L'idée de s'inspirer de la fraude et du vol d'identité, devenus de véritables fléaux dans notre société numérique, en était une brillante, et utiliser un personnage au nom unisexe comme Sandy laissait place à bien des situations cocasses et prometteuses en matière de sarcasme. Mais, après 50 ou 60 minutes, le concept s'effrite et on tombe fatalement dans l'incohérence et la démesure. Des chasseurs de primes, des criminels jeunes et sexy relevant d'un patron en taule, des courses en voiture rocambolesques se concluant par des carambolages ou des accidents spectaculaires, des attaques de serpents géants, des mélodrames familiaux et sociaux ainsi qu'une vulgarité omniprésente à peine justifiée par la protagoniste roturière; il y a vraiment de tout dans cette production et le mélange s'avère plutôt indigeste.
111 minutes pour une comédie, c'est déjà très long, donc, on s'attend à ce qu'un film de ce type qui ose accaparer l'attention de son fidèle public pendant si longtemps possède des arguments convaincants et une histoire suffisamment pertinente pour justifier sa durée excédant la moyenne; malheureusement, Identity Thief est loin du compte. La comédie mise presque toutes ses ressources sur l'étonnement et la surprise (comme l'avait fait de belle façon The Hangover en 2009), mais oublie d'imposer un rythme viable à son récit. Les éléments s'enchaînent à une vitesse effarante et ne trouvent jamais de véritable motivation au sein de cette histoire de vol d'identité qui devient, bien vite, superflue.
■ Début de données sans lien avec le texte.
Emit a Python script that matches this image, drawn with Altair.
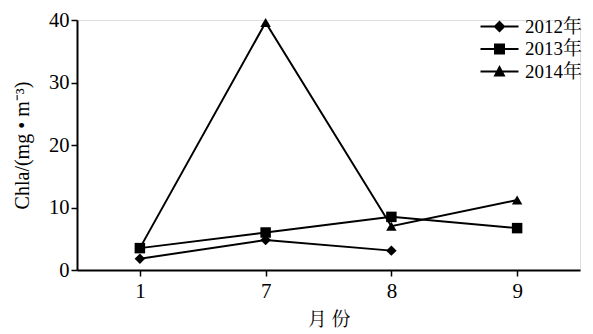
import altair as alt
import pandas as pd

months = ["1", "7", "8", "9"]
years = ["2012年", "2013年", "2014年"]
v2012 = [1.8, 4.8, 3.1, None]
v2013 = [3.5, 6.0, 8.5, 6.7]
v2014 = [3.5, 39.6, 7.0, 11.2]

rows = []
for yr, vals in zip(years, [v2012, v2013, v2014]):
    for m, v in zip(months, vals):
        if v is not None:
            rows.append({"month": m, "year": yr, "value": v})
df = pd.DataFrame(rows)

FONT = "Liberation Serif, Noto Serif CJK SC, Noto Sans CJK SC"

legend_paths = [
    "M-3.8,-0.2H3.8V0.2H-3.8Z M0,-1.2L1.2,0L0,1.2L-1.2,0Z",
    "M-3.8,-0.2H3.8V0.2H-3.8Z M-1.1,-1.1H1.1V1.1H-1.1Z",
    "M-3.8,-0.2H3.8V0.2H-3.8Z M0,-1.3L1.2,1.0H-1.2Z",
]

x = alt.X("month:O", sort=months, title="月 份",
          scale=alt.Scale(type="point", padding=0.5),
          axis=alt.Axis(labelAngle=0, labelFontSize=21, titleFontSize=19,
                        labelPadding=4, titlePadding=9, tickSize=6,
                        domainColor="black", tickColor="black", domainWidth=2, tickWidth=1.5,
                        labelColor="black", titleColor="black", titleFontWeight="normal"))
y = alt.Y("value:Q", title="Chla/(mg • m⁻³)",
          scale=alt.Scale(domain=[0, 40], nice=False),
          axis=alt.Axis(values=[0, 10, 20, 30, 40], labelFontSize=20.5, titleFontSize=20,
                        labelPadding=2, titlePadding=16, tickSize=6, grid=False,
                        domainColor="black", tickColor="black", domainWidth=2, tickWidth=1.5,
                        labelColor="black", titleColor="black", titleFontWeight="normal"))

base = alt.Chart(df)
lines = base.mark_line(color="black", strokeWidth=2).encode(
    x=x, y=y, detail="year:N")
points = base.mark_point(filled=True, color="black", size=110, opacity=1).encode(
    x=x, y=y,
    shape=alt.Shape("year:N", scale=alt.Scale(domain=years, range=["diamond", "square", "triangle-up"]),
                    legend=None),
)
legend_layer = base.transform_calculate(lbl="datum.year").mark_point(
    filled=True, color="black", size=100, opacity=0).encode(
    x=x, y=y,
    shape=alt.Shape("lbl:N", scale=alt.Scale(domain=years, range=legend_paths),
                    legend=alt.Legend(title=None, orient="none", legendX=413, legendY=-3,
                                      symbolSize=100, labelOffset=16, labelFontSize=19,
                                      labelFont=FONT, labelColor="black", rowPadding=2.5,
                                      symbolFillColor="black", symbolStrokeColor="black",
                                      symbolStrokeWidth=0, symbolOpacity=1, padding=0)),
)

chart = (lines + points + legend_layer).resolve_scale(shape="independent").properties(
    width=503, height=250,
    padding={"left": 69, "top": 12, "right": 5, "bottom": 64},
    autosize=alt.AutoSizeParams(type="none"),
).configure_view(stroke=None).configure(font=FONT).configure_axis(labelFont=FONT, titleFont=FONT)

chart.save("out.html", embed_options={"renderer": "svg", "actions": False})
On mise aussi beaucoup sur le talent de Melissa McCarthy. Certes, dans Bridesmaids, la comédienne était la plus drôle et la plus à l'aise à l'écran même si elle avait le personnage le plus étrange du groupe, mais un bon coup ne signifie pas que tous les coups suivants seront aussi efficaces. Elle est encore amusante (elle joue, de toute façon, un personnage similaire) dans Identity Thief, mais elle ne possède plus l'impertinence et la particularité qu'elle avait dans la comédie qui nous a fait l'adopter et qui lui a valu une nomination aux Oscars (!) dans la catégorie meilleure actrice de soutien l'an dernier. Jason Bateman est, quant à lui, fidèle à lui-même; quelconque. Bateman représente, par contre, assez bien le « monsieur-tout-le-monde » naïf qui donne ses informations personnelles à une femme aimable au téléphone qui prétend vouloir protéger son identité pour empêcher les criminels de l'usurper.
Le pire dans tout cet amoncellement d'incohérences pourrait bien être la tentative ultime de sentimentalité qu'on nous sert sans réserve à la fin du récit. Une criminelle attendrie par la voix d'une fillette au téléphone ou des remords inopportuns d'une voleuse invétérée n'ont pas leur place dans une comédie aux visées caustiques comme Identity Thief. La rédemption est la dernière souffrance que nous impose cette comédie mal orchestrée et facile. Oui, on sourit à quelques endroits quand la situation dépasse l'entendement, mais ce n'est pas pour autant que c'est drôle et divertissant. C'est bien davantage un réflexe mécanique de notre cerveau épuisé par tant d'inepties qu'une véritable preuve de désennui.